TASK DIRECTIONS = Set the listing down unchanged, minus every embedded image.

DATASET EXTRACT =
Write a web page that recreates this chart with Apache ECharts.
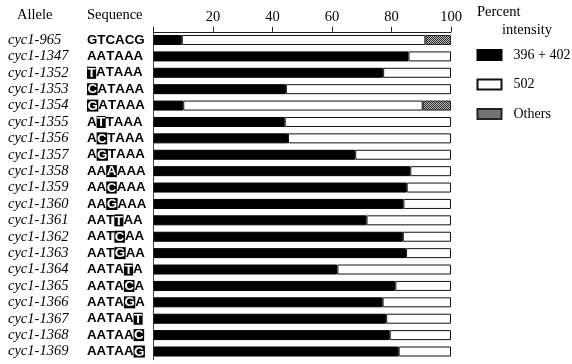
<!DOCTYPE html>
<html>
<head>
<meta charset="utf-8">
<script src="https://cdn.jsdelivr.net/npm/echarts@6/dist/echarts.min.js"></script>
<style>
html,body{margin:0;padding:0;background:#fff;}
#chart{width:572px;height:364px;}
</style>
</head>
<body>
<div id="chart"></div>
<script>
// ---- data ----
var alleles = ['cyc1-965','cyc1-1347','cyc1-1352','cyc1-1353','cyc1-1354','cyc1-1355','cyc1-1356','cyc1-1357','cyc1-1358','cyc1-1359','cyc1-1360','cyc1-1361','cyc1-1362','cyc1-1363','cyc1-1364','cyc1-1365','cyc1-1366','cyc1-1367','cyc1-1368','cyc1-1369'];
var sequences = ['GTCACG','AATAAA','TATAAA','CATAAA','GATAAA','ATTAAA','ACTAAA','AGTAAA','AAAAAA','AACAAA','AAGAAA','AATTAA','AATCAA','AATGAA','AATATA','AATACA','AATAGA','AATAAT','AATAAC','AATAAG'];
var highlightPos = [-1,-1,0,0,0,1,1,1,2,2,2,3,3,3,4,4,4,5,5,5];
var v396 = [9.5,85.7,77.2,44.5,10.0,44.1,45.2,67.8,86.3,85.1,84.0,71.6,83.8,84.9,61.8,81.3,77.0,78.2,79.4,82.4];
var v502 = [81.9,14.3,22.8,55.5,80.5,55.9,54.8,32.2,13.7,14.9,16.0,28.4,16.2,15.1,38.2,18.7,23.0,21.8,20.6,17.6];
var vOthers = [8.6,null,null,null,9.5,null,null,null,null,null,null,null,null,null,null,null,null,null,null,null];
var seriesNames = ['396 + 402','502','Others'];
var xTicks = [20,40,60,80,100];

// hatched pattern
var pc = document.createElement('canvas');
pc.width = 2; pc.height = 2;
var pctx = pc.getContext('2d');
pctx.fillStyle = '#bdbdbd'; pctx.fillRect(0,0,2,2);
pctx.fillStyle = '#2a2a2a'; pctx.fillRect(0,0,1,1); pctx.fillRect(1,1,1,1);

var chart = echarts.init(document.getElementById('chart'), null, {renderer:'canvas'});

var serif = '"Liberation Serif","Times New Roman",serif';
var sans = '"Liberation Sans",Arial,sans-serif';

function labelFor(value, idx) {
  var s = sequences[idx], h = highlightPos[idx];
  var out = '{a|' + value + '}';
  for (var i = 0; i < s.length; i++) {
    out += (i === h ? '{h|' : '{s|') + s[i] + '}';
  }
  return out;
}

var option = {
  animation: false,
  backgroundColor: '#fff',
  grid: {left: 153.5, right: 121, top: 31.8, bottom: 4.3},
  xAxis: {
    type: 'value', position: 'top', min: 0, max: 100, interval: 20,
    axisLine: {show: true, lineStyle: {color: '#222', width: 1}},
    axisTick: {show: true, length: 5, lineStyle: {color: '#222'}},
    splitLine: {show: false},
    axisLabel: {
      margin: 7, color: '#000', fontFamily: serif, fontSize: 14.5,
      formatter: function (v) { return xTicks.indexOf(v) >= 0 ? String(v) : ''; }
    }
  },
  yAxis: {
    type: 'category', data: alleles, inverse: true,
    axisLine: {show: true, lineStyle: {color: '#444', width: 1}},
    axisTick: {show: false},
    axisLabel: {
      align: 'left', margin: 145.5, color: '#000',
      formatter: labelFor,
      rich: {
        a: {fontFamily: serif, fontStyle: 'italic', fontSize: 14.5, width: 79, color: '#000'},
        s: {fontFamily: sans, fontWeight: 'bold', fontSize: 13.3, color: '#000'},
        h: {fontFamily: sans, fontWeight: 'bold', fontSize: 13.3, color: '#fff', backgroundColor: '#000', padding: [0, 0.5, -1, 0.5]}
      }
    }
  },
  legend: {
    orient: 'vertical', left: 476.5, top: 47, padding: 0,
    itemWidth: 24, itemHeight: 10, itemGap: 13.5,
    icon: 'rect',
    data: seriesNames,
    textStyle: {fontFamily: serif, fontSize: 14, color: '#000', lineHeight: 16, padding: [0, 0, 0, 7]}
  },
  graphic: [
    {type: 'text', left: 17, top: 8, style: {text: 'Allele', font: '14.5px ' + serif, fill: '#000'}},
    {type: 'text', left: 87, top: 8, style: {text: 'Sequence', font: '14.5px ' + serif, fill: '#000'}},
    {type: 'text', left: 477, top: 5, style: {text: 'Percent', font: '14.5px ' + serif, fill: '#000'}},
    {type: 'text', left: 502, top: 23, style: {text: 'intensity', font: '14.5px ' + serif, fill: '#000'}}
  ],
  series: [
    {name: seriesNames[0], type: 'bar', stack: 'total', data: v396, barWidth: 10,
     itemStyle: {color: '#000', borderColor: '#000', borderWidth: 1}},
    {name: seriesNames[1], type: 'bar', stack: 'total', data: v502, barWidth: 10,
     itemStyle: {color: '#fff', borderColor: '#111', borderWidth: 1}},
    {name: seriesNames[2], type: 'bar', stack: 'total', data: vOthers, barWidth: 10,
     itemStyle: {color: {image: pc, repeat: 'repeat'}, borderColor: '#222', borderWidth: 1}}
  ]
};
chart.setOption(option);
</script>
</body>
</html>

REPLY =
Write a web page that recreates this chart with Apache ECharts.
<!DOCTYPE html>
<html>
<head>
<meta charset="utf-8">
<script src="https://cdn.jsdelivr.net/npm/echarts@6/dist/echarts.min.js"></script>
<style>
html,body{margin:0;padding:0;background:#fff;}
#chart{width:572px;height:364px;}
</style>
</head>
<body>
<div id="chart"></div>
<script>
// ---- data ----
var alleles = ['cyc1-965','cyc1-1347','cyc1-1352','cyc1-1353','cyc1-1354','cyc1-1355','cyc1-1356','cyc1-1357','cyc1-1358','cyc1-1359','cyc1-1360','cyc1-1361','cyc1-1362','cyc1-1363','cyc1-1364','cyc1-1365','cyc1-1366','cyc1-1367','cyc1-1368','cyc1-1369'];
var sequences = ['GTCACG','AATAAA','TATAAA','CATAAA','GATAAA','ATTAAA','ACTAAA','AGTAAA','AAAAAA','AACAAA','AAGAAA','AATTAA','AATCAA','AATGAA','AATATA','AATACA','AATAGA','AATAAT','AATAAC','AATAAG'];
var highlightPos = [-1,-1,0,0,0,1,1,1,2,2,2,3,3,3,4,4,4,5,5,5];
var v396 = [9.5,85.7,77.2,44.5,10.0,44.1,45.2,67.8,86.3,85.1,84.0,71.6,83.8,84.9,61.8,81.3,77.0,78.2,79.4,82.4];
var v502 = [81.9,14.3,22.8,55.5,80.5,55.9,54.8,32.2,13.7,14.9,16.0,28.4,16.2,15.1,38.2,18.7,23.0,21.8,20.6,17.6];
var vOthers = [8.6,null,null,null,9.5,null,null,null,null,null,null,null,null,null,null,null,null,null,null,null];
var seriesNames = ['396 + 402','502','Others'];
var xTicks = [20,40,60,80,100];

// hatched pattern
var pc = document.createElement('canvas');
pc.width = 2; pc.height = 2;
var pctx = pc.getContext('2d');
pctx.fillStyle = '#bdbdbd'; pctx.fillRect(0,0,2,2);
pctx.fillStyle = '#2a2a2a'; pctx.fillRect(0,0,1,1); pctx.fillRect(1,1,1,1);

var chart = echarts.init(document.getElementById('chart'), null, {renderer:'canvas'});

var serif = '"Liberation Serif","Times New Roman",serif';
var sans = '"Liberation Sans",Arial,sans-serif';

function labelFor(value, idx) {
  var s = sequences[idx], h = highlightPos[idx];
  var out = '{a|' + value + '}';
  for (var i = 0; i < s.length; i++) {
    out += (i === h ? '{h|' : '{s|') + s[i] + '}';
  }
  return out;
}

var option = {
  animation: false,
  backgroundColor: '#fff',
  grid: {left: 153.5, right: 121, top: 31.8, bottom: 4.3},
  xAxis: {
    type: 'value', position: 'top', min: 0, max: 100, interval: 20,
    axisLine: {show: true, lineStyle: {color: '#222', width: 1}},
    axisTick: {show: true, length: 5, lineStyle: {color: '#222'}},
    splitLine: {show: false},
    axisLabel: {
      margin: 7, color: '#000', fontFamily: serif, fontSize: 14.5,
      formatter: function (v) { return xTicks.indexOf(v) >= 0 ? String(v) : ''; }
    }
  },
  yAxis: {
    type: 'category', data: alleles, inverse: true,
    axisLine: {show: true, lineStyle: {color: '#444', width: 1}},
    axisTick: {show: false},
    axisLabel: {
      align: 'left', margin: 145.5, color: '#000',
      formatter: labelFor,
      rich: {
        a: {fontFamily: serif, fontStyle: 'italic', fontSize: 14.5, width: 79, color: '#000'},
        s: {fontFamily: sans, fontWeight: 'bold', fontSize: 13.3, color: '#000'},
        h: {fontFamily: sans, fontWeight: 'bold', fontSize: 13.3, color: '#fff', backgroundColor: '#000', padding: [0, 0.5, -1, 0.5]}
      }
    }
  },
  legend: {
    orient: 'vertical', left: 476.5, top: 47, padding: 0,
    itemWidth: 24, itemHeight: 10, itemGap: 13.5,
    icon: 'rect',
    data: seriesNames,
    textStyle: {fontFamily: serif, fontSize: 14, color: '#000', lineHeight: 16, padding: [0, 0, 0, 7]}
  },
  graphic: [
    {type: 'text', left: 17, top: 8, style: {text: 'Allele', font: '14.5px ' + serif, fill: '#000'}},
    {type: 'text', left: 87, top: 8, style: {text: 'Sequence', font: '14.5px ' + serif, fill: '#000'}},
    {type: 'text', left: 477, top: 5, style: {text: 'Percent', font: '14.5px ' + serif, fill: '#000'}},
    {type: 'text', left: 502, top: 23, style: {text: 'intensity', font: '14.5px ' + serif, fill: '#000'}}
  ],
  series: [
    {name: seriesNames[0], type: 'bar', stack: 'total', data: v396, barWidth: 10,
     itemStyle: {color: '#000', borderColor: '#000', borderWidth: 1}},
    {name: seriesNames[1], type: 'bar', stack: 'total', data: v502, barWidth: 10,
     itemStyle: {color: '#fff', borderColor: '#111', borderWidth: 1}},
    {name: seriesNames[2], type: 'bar', stack: 'total', data: vOthers, barWidth: 10,
     itemStyle: {color: {image: pc, repeat: 'repeat'}, borderColor: '#222', borderWidth: 1}}
  ]
};
chart.setOption(option);
</script>
</body>
</html>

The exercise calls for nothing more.